Agile – Keep It Simple

Being hip followers at work, almost all of our projects are agile now. But while have a solid agile process defined which works well across disciplines and time zones (i.e. off-shore), just peeking in on various projects every now and then makes me wonder why I see the same problems pop up again and again.

First of all, agile is actually a very simple, disciplined process — and that’s the beauty of it. It’s simple. Plan out your work, track it, create a workable/releasable piece of software with every increment, do a demo, regroup, repeat. A simple process built on simple principles of sustainable development (that means not burning your teams out, dummy).

So what are some of the things that I keep seeing that are messing with the success?

1. Keep re-planning throughout the sprint

Constantly re-prioritizing every day and letting the clients and other sprint teams (e.g. user experience/functional folks) influence the core development team. This is a major no-no. The idea is that at the beginning of the sprint you plan out your work together with the product stakeholder. You do not add or change work or the major goals of the sprint during the sprint. If the sprint plan needs to be changed, interrupt the sprint and call for a planning meeting. It seems to be tempting to squeeze a little this and a little that into a sprint, but in the end it compromises the quality of the increment’s deliverable. And usually causes  long hours for the dev team.

Here’s another awesome idea. Invite many managers to every meeting (yes, they exist in most organizations) and have them talk, create chaos, then leave for a few weeks just to come back and change direction.

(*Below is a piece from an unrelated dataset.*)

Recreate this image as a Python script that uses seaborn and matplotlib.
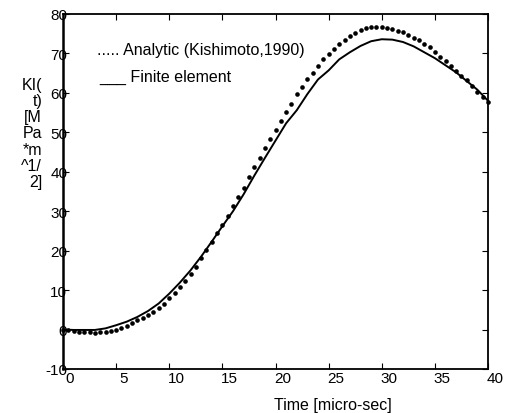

Remember – agile teams are to be self-organizing and interact with their product owner for direction during sprint planning. The key is really in the self-organizing part. Empower your team.

2. More features

You want to impress the client and add more and more features into the sprint and think it’s perfectly ok to implement each of them half of the way as long as you have something to show for. Well, remember that one principle of agile development? Workable software with every increment. Having a bunch of half-implemented features not only creates half-assed non-releasable software, but also causes your features to bleed into the next sprint where your team will spend half the sprint cleaning up the features from the previous one. And of course your client won’t be happy because the sprint demo probably won’t go well. Your developers will hate you for the long hours trying to just get something to work even though they probably have to rip half the code out again in the next sprint.

Time savings? No.

Increased productivity? No.

Happy clients? Probably not.

3. Who’s the scrum master?

Appoint a non-technical person to be the scrum master of your tech team. This might be a little controversial, but I don’t think that project managers without tech background make good scrum masters for a technology team. The scrum master should be the equivalent of the technology lead for the team. This is especially important in a multi-team environment like we have at an agency or any other sizeable project. The lead of the team needs to be able to participate in scrum-of-scrum meetings with the other teams and be able to fully understand the technology as well as any implications of decisions the other teams are making. So the scrum master of the technology team needs to be able to coordinate between the user experience / functional scrum team and the technology team. Otherwise you’re headed into disaster with two interdependent scrum teams which are running into opposite directions. And you need scrum-of-scrum meetings to coordinate in a multi-team environment; don’t think you can save those 10 minutes a day.

4. Code away

Write no documentation. Yes, agile processes are light on documentation. But that doesn’t mean that you don’t document and just code away. That’s the cowboy methodology. You still have to document what needs to be documented. Just create a task for the documentation during your planning session. Documentation isn’t all bad, just keep it to the necessary amount. API specs of interfaces your provide to another scrum team would be a great idea to document, so are core data models of your application so you don’t have to repeat the same discussion with the team all over every two days. Use a wiki.

5. Standups

Sit down and talk through all the issues for an hour every day during your standup meeting (I guess that would make it a sit-down). Really, keep them short and simple, all major discussion should be happening outside of these meetings. Limit them to 10-15 minutes, talk about your accomplishments, what you’re about to do, and your impediments. You might be able to just get by with talking about impediments, but that depends on your team. These meetings are not meant to waste time and make managers happy. If you’re having a hard time with this one, pass around an egg timer that goes off after a minute or two of talking.

 

Alright. That’s five for starters. So please keep agile simple. I know it’s not easy, but resist the dark side.